_Objective_: Every line with the string "LaTeX" should be gathered.

_Dataset rows_:
____________

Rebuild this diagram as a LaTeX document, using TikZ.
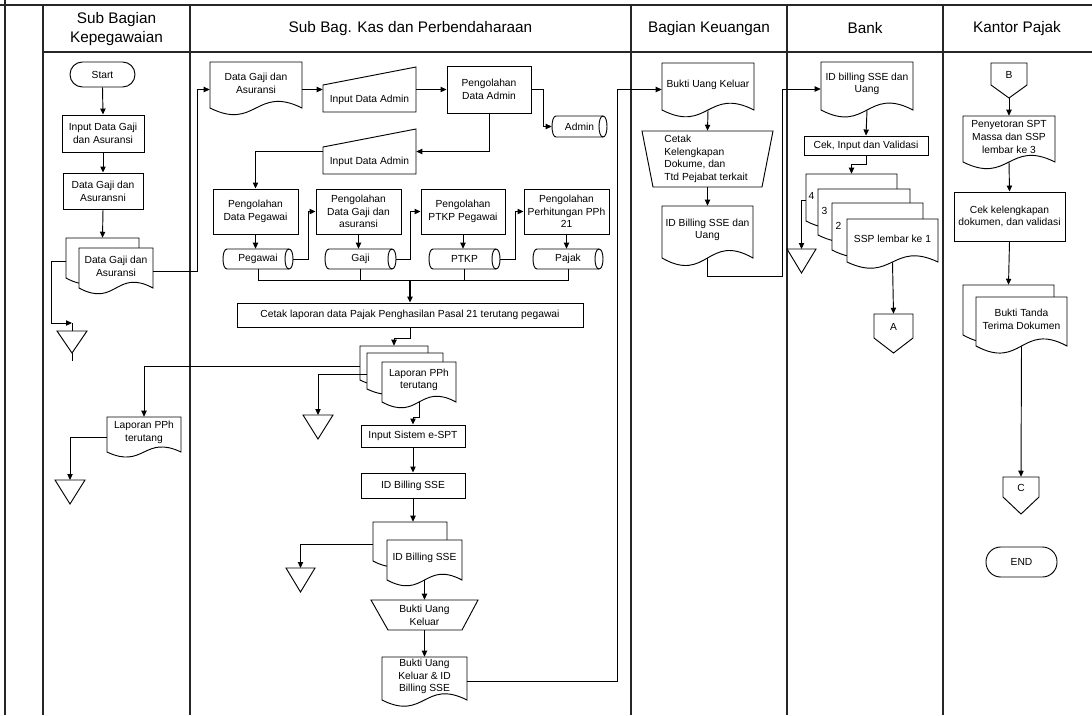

____________

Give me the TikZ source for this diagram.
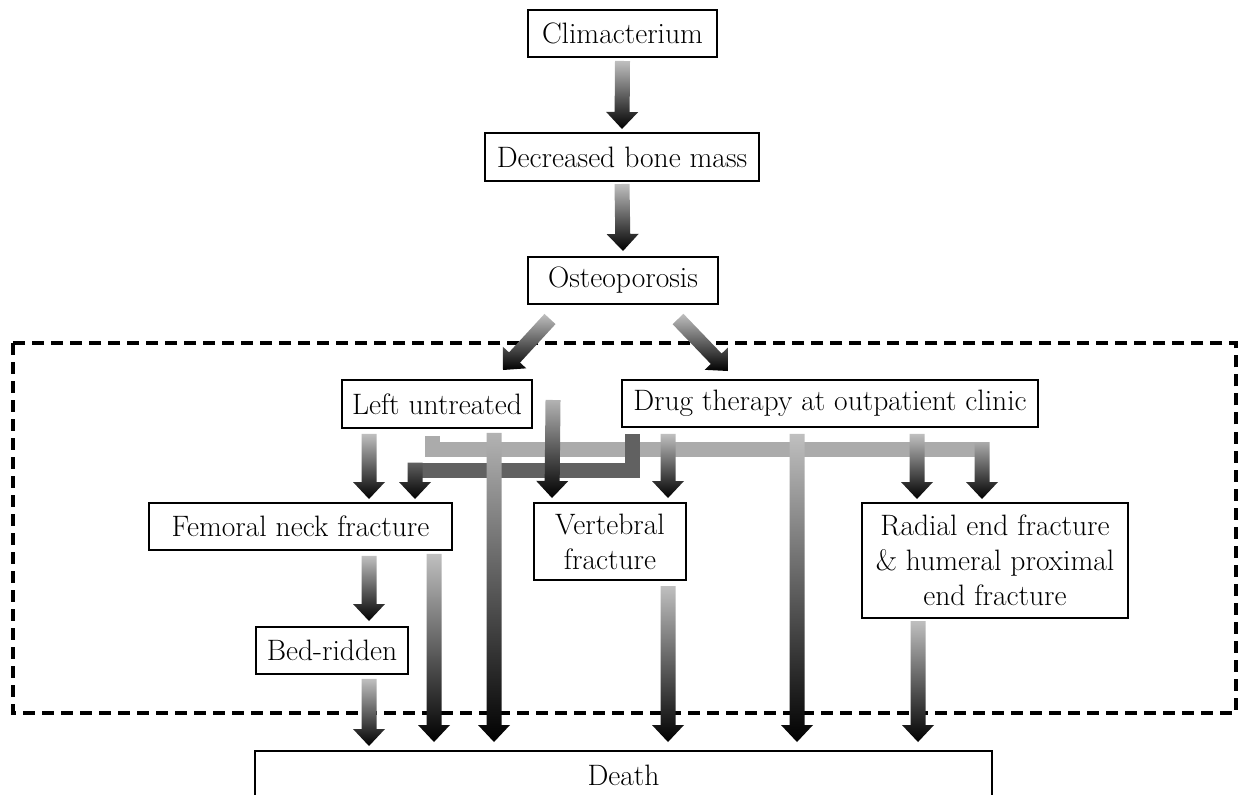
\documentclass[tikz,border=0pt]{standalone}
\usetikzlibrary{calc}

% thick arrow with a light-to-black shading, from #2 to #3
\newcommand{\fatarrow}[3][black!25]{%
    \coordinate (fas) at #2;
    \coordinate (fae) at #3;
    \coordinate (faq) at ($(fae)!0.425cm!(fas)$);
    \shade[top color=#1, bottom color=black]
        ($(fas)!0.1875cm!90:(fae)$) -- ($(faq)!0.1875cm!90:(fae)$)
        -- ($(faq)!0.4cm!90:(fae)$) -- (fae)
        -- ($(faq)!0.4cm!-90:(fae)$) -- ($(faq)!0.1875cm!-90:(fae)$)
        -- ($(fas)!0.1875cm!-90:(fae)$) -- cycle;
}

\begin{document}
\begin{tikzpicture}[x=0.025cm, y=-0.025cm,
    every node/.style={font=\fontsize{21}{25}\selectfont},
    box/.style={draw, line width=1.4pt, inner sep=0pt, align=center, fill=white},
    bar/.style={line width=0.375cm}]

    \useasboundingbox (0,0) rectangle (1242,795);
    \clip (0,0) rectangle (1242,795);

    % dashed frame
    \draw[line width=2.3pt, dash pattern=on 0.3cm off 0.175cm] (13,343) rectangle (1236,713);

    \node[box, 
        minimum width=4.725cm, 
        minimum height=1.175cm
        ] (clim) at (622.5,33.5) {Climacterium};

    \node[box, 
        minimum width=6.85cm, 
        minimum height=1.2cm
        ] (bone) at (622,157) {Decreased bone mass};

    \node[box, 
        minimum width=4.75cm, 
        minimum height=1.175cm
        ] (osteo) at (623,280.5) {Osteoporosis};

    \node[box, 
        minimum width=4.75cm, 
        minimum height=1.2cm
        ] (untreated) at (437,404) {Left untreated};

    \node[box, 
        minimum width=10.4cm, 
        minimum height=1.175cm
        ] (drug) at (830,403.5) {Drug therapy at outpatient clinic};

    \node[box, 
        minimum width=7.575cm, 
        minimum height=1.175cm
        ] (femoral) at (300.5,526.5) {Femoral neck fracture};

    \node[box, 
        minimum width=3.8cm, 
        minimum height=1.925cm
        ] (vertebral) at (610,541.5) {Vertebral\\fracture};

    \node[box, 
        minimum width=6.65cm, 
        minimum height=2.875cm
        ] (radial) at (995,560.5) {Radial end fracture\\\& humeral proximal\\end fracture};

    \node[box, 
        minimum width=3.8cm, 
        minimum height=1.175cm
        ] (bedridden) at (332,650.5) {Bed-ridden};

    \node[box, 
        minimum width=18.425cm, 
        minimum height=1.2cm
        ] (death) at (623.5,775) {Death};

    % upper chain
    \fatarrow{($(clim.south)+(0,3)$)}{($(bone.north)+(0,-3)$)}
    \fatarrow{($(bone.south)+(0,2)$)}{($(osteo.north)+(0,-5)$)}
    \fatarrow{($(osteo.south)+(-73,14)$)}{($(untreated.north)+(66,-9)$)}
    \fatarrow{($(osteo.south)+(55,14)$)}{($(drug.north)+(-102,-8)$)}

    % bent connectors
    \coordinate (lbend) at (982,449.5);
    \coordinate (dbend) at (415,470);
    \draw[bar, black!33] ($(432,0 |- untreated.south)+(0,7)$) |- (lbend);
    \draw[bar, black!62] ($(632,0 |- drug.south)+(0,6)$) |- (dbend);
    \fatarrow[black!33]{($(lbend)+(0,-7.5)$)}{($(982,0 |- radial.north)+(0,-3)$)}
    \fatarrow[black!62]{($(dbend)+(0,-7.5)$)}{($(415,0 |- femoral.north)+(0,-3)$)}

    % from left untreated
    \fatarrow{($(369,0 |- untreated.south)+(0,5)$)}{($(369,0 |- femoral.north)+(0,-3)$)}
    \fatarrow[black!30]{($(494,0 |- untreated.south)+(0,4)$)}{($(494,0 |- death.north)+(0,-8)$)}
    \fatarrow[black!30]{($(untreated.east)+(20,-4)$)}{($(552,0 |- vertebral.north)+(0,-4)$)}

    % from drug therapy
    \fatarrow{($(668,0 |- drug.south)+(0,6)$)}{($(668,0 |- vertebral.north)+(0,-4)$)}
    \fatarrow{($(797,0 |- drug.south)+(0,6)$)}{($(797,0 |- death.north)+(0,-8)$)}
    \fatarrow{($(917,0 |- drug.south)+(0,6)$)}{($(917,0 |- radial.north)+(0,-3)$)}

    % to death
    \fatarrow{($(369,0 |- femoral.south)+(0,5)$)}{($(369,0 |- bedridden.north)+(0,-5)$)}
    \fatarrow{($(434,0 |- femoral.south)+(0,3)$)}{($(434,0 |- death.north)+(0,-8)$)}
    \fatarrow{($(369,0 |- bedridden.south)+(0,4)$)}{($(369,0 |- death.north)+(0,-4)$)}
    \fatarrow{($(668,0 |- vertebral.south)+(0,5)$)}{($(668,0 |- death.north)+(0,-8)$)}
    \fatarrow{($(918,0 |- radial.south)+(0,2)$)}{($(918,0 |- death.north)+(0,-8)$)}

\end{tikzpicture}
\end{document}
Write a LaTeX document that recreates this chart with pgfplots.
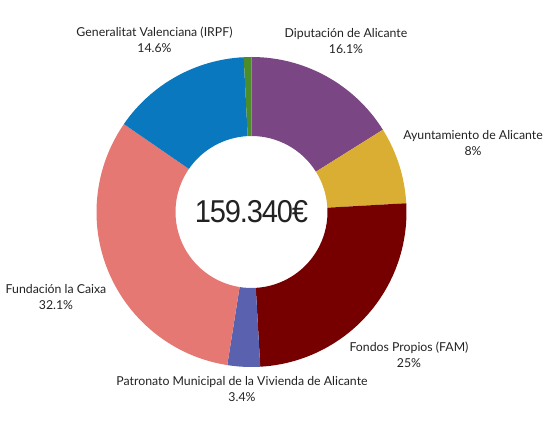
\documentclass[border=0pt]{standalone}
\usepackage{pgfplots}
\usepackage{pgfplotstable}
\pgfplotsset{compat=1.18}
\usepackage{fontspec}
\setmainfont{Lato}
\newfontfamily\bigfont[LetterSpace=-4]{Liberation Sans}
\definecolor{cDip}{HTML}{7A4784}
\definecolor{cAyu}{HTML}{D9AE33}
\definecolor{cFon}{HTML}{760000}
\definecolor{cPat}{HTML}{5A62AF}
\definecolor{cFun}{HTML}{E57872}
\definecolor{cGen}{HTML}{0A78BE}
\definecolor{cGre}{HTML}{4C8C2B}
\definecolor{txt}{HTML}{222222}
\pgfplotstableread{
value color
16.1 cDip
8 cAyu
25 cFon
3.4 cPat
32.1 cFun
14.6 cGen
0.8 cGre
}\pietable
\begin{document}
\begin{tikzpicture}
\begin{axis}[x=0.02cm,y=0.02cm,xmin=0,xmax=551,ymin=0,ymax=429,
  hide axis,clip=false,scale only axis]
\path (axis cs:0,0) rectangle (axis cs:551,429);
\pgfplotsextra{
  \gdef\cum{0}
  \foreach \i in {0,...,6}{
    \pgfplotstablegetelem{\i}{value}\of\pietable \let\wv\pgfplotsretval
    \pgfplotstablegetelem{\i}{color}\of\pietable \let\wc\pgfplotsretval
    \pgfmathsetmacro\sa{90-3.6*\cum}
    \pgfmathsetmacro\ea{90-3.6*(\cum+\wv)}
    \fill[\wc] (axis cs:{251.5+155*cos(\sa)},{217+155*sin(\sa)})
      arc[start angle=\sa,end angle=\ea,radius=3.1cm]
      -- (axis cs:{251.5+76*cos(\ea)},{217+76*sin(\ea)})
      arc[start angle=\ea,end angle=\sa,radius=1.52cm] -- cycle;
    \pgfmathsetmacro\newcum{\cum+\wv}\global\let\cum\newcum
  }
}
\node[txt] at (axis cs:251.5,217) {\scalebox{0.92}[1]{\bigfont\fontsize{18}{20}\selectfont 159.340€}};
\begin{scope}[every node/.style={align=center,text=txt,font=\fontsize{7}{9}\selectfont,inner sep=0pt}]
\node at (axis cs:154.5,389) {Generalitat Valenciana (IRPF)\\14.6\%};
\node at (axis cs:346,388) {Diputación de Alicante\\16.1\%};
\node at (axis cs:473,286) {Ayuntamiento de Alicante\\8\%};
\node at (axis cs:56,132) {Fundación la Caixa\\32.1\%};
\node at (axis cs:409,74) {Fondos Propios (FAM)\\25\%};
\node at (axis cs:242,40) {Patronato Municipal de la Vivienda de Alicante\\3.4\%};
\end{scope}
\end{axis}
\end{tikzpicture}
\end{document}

____________

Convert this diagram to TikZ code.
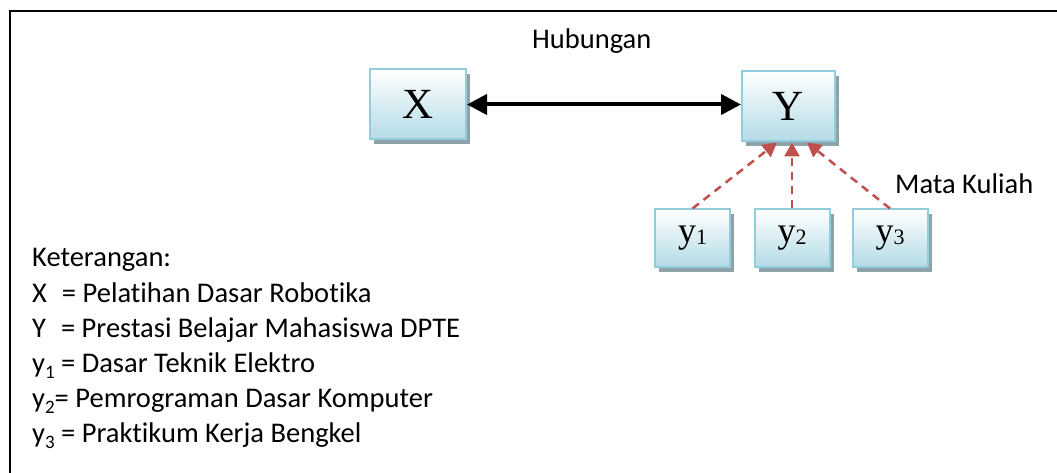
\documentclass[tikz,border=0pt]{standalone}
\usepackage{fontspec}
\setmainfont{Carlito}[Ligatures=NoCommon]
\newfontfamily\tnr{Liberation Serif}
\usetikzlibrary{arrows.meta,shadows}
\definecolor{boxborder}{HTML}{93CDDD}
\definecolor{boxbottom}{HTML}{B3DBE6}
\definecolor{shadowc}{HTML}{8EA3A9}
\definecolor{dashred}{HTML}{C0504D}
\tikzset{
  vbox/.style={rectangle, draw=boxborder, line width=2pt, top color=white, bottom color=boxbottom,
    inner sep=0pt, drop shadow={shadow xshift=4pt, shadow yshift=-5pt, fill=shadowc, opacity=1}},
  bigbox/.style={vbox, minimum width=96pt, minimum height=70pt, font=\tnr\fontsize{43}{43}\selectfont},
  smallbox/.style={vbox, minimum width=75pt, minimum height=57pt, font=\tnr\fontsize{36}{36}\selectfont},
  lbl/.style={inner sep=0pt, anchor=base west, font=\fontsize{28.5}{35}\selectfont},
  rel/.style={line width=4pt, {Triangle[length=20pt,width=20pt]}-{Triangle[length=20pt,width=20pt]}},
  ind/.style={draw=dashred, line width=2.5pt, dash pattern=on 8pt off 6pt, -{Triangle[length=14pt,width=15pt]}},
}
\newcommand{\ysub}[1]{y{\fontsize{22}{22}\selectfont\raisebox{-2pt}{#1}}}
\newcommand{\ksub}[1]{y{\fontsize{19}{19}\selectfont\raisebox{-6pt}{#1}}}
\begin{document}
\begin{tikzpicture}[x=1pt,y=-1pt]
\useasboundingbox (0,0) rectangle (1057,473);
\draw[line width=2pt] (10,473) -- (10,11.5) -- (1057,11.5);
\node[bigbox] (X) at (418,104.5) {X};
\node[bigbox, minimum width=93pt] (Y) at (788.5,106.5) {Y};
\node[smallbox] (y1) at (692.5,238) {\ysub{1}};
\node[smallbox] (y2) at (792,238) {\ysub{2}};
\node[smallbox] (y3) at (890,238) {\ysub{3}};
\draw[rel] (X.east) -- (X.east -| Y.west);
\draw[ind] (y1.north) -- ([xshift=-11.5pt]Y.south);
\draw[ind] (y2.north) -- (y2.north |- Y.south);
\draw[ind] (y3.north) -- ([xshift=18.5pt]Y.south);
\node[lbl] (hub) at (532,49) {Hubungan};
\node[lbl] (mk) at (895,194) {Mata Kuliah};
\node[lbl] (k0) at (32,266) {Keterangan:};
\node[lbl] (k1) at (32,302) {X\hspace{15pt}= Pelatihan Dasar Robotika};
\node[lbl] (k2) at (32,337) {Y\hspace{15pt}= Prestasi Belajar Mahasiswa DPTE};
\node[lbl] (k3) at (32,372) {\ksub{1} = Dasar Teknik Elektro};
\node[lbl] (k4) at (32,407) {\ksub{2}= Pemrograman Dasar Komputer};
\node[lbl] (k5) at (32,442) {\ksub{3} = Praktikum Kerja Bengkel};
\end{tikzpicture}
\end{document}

____________

_Full response_:
Rebuild this diagram as a LaTeX document, using TikZ.
Write a LaTeX document that recreates this chart with pgfplots.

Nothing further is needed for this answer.